◆ Aim: Each entry must be given again exactly; images do not belong in the copy.

[START OF Information shown]

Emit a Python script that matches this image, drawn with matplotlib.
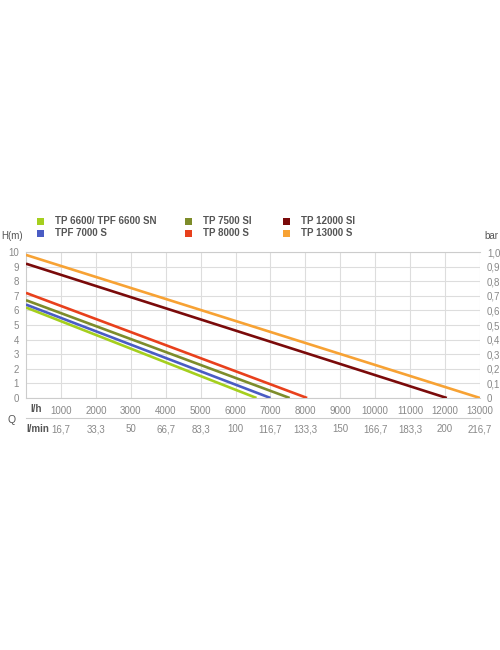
import numpy as np
import matplotlib.pyplot as plt
import matplotlib.transforms as mtransforms
from matplotlib.patches import Rectangle

plt.rcParams['font.family'] = ['Liberation Sans', 'DejaVu Sans']

# pump curves: flow (l/h) vs head (m)
models = ["TP 6600/ TPF 6600 SN", "TPF 7000 S", "TP 7500 SI",
          "TP 8000 S", "TP 12000 SI", "TP 13000 S"]
colors = ["#a5cf1e", "#4a5cc4", "#7d8c2a", "#e8401c", "#7a0a0a", "#f7a234"]
flow = [[0, 6600], [0, 7000], [0, 7550], [0, 8050], [0, 12050], [0, 13000]]
head = [[6.2, 0], [6.4, 0], [6.7, 0], [7.2, 0], [9.2, 0], [9.8, 0]]

lh_ticks = [1000, 2000, 3000, 4000, 5000, 6000, 7000, 8000, 9000,
            10000, 11000, 12000, 13000]
lmin_labels = ["16,7", "33,3", "50", "66,7", "83,3", "100", "116,7",
               "133,3", "150", "166,7", "183,3", "200", "216,7"]
h_ticks = list(range(0, 11))
bar_labels = ["0", "0,1", "0,2", "0,3", "0,4", "0,5", "0,6", "0,7",
              "0,8", "0,9", "1,0"]

W, H = 500, 650
fig = plt.figure(figsize=(5, 6.5), dpi=100)
ax = fig.add_axes([26 / W, 1 - 398 / H, (480 - 26) / W, (398 - 252) / H])

txt = "#555555"
lab = "#888888"

for xs, ys, c in zip(flow, head, colors):
    ax.plot(xs, ys, color=c, lw=1.9, solid_capstyle='butt', zorder=3)

ax.set_xlim(0, 13000)
ax.set_ylim(0, 10)
ax.set_xticks(lh_ticks)
ax.set_xticklabels([str(v) for v in lh_ticks])
ax.set_yticks(h_ticks)
ax.grid(True, color="#dddddd", lw=0.8, zorder=0)
for s in ax.spines.values():
    s.set_color("#cccccc")
    s.set_linewidth(0.8)
ax.spines['right'].set_visible(False)
ax.tick_params(length=0, labelsize=7, colors=lab, pad=6)
ax.tick_params(axis='y', pad=5)

ax2 = ax.twinx()
ax2.set_ylim(0, 10)
ax2.set_yticks(h_ticks)
ax2.set_yticklabels(bar_labels)
ax2.tick_params(length=0, labelsize=7, colors=lab, pad=5)
for s in ax2.spines.values():
    s.set_visible(False)

# second flow row in l/min
tr = mtransforms.blended_transform_factory(ax.transData, fig.transFigure)
for x, t in zip(lh_ticks, lmin_labels):
    fig.text(x, 1 - 429 / H, t, transform=tr, ha='center', va='center',
             fontsize=7, color=lab)
fig.add_artist(plt.Line2D([26 / W, 480 / W], [1 - 418 / H, 1 - 418 / H],
                          transform=fig.transFigure, color="#cccccc", lw=0.8))
fig.text(30 / W, 1 - 409 / H, "l/h", fontsize=7, fontweight='bold',
         color=txt, ha='left', va='center')
fig.text(26 / W, 1 - 429 / H, "l/min", fontsize=7, fontweight='bold',
         color=txt, ha='left', va='center')
fig.text(8 / W, 1 - 420 / H, "Q", fontsize=7.5, color=txt,
         ha='left', va='center')
fig.text(23 / W, 1 - 236 / H, "H(m)", fontsize=7, color=txt,
         ha='right', va='center')
fig.text(484 / W, 1 - 236 / H, "bar", fontsize=7, color=txt,
         ha='left', va='center')

# legend
leg_x = [40, 188, 286]
leg_y = [221, 233]
for i, (name, c) in enumerate(zip(models, colors)):
    col, row = divmod(i, 2)
    cx, cy = leg_x[col], leg_y[row]
    fig.add_artist(Rectangle(((cx - 3.5) / W, 1 - (cy + 3.5) / H), 7 / W, 7 / H,
                             transform=fig.transFigure, color=c, lw=0))
    fig.text((cx + 15) / W, 1 - cy / H, name, fontsize=7, fontweight='bold',
             color=txt, ha='left', va='center')

fig.savefig("out.png", dpi=100)
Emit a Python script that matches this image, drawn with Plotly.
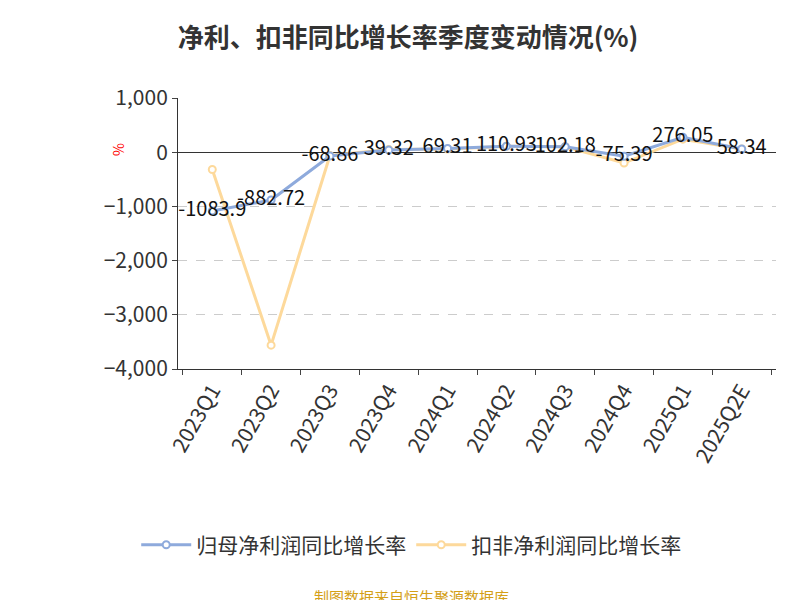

[END OF Information shown]

◆ Result of the task:
Emit a Python script that matches this image, drawn with matplotlib.
import numpy as np
import matplotlib.pyplot as plt
import matplotlib.transforms as mtransforms
from matplotlib.patches import Rectangle

plt.rcParams['font.family'] = ['Liberation Sans', 'DejaVu Sans']

# pump curves: flow (l/h) vs head (m)
models = ["TP 6600/ TPF 6600 SN", "TPF 7000 S", "TP 7500 SI",
          "TP 8000 S", "TP 12000 SI", "TP 13000 S"]
colors = ["#a5cf1e", "#4a5cc4", "#7d8c2a", "#e8401c", "#7a0a0a", "#f7a234"]
flow = [[0, 6600], [0, 7000], [0, 7550], [0, 8050], [0, 12050], [0, 13000]]
head = [[6.2, 0], [6.4, 0], [6.7, 0], [7.2, 0], [9.2, 0], [9.8, 0]]

lh_ticks = [1000, 2000, 3000, 4000, 5000, 6000, 7000, 8000, 9000,
            10000, 11000, 12000, 13000]
lmin_labels = ["16,7", "33,3", "50", "66,7", "83,3", "100", "116,7",
               "133,3", "150", "166,7", "183,3", "200", "216,7"]
h_ticks = list(range(0, 11))
bar_labels = ["0", "0,1", "0,2", "0,3", "0,4", "0,5", "0,6", "0,7",
              "0,8", "0,9", "1,0"]

W, H = 500, 650
fig = plt.figure(figsize=(5, 6.5), dpi=100)
ax = fig.add_axes([26 / W, 1 - 398 / H, (480 - 26) / W, (398 - 252) / H])

txt = "#555555"
lab = "#888888"

for xs, ys, c in zip(flow, head, colors):
    ax.plot(xs, ys, color=c, lw=1.9, solid_capstyle='butt', zorder=3)

ax.set_xlim(0, 13000)
ax.set_ylim(0, 10)
ax.set_xticks(lh_ticks)
ax.set_xticklabels([str(v) for v in lh_ticks])
ax.set_yticks(h_ticks)
ax.grid(True, color="#dddddd", lw=0.8, zorder=0)
for s in ax.spines.values():
    s.set_color("#cccccc")
    s.set_linewidth(0.8)
ax.spines['right'].set_visible(False)
ax.tick_params(length=0, labelsize=7, colors=lab, pad=6)
ax.tick_params(axis='y', pad=5)

ax2 = ax.twinx()
ax2.set_ylim(0, 10)
ax2.set_yticks(h_ticks)
ax2.set_yticklabels(bar_labels)
ax2.tick_params(length=0, labelsize=7, colors=lab, pad=5)
for s in ax2.spines.values():
    s.set_visible(False)

# second flow row in l/min
tr = mtransforms.blended_transform_factory(ax.transData, fig.transFigure)
for x, t in zip(lh_ticks, lmin_labels):
    fig.text(x, 1 - 429 / H, t, transform=tr, ha='center', va='center',
             fontsize=7, color=lab)
fig.add_artist(plt.Line2D([26 / W, 480 / W], [1 - 418 / H, 1 - 418 / H],
                          transform=fig.transFigure, color="#cccccc", lw=0.8))
fig.text(30 / W, 1 - 409 / H, "l/h", fontsize=7, fontweight='bold',
         color=txt, ha='left', va='center')
fig.text(26 / W, 1 - 429 / H, "l/min", fontsize=7, fontweight='bold',
         color=txt, ha='left', va='center')
fig.text(8 / W, 1 - 420 / H, "Q", fontsize=7.5, color=txt,
         ha='left', va='center')
fig.text(23 / W, 1 - 236 / H, "H(m)", fontsize=7, color=txt,
         ha='right', va='center')
fig.text(484 / W, 1 - 236 / H, "bar", fontsize=7, color=txt,
         ha='left', va='center')

# legend
leg_x = [40, 188, 286]
leg_y = [221, 233]
for i, (name, c) in enumerate(zip(models, colors)):
    col, row = divmod(i, 2)
    cx, cy = leg_x[col], leg_y[row]
    fig.add_artist(Rectangle(((cx - 3.5) / W, 1 - (cy + 3.5) / H), 7 / W, 7 / H,
                             transform=fig.transFigure, color=c, lw=0))
    fig.text((cx + 15) / W, 1 - cy / H, name, fontsize=7, fontweight='bold',
             color=txt, ha='left', va='center')

fig.savefig("out.png", dpi=100)
Emit a Python script that matches this image, drawn with Plotly.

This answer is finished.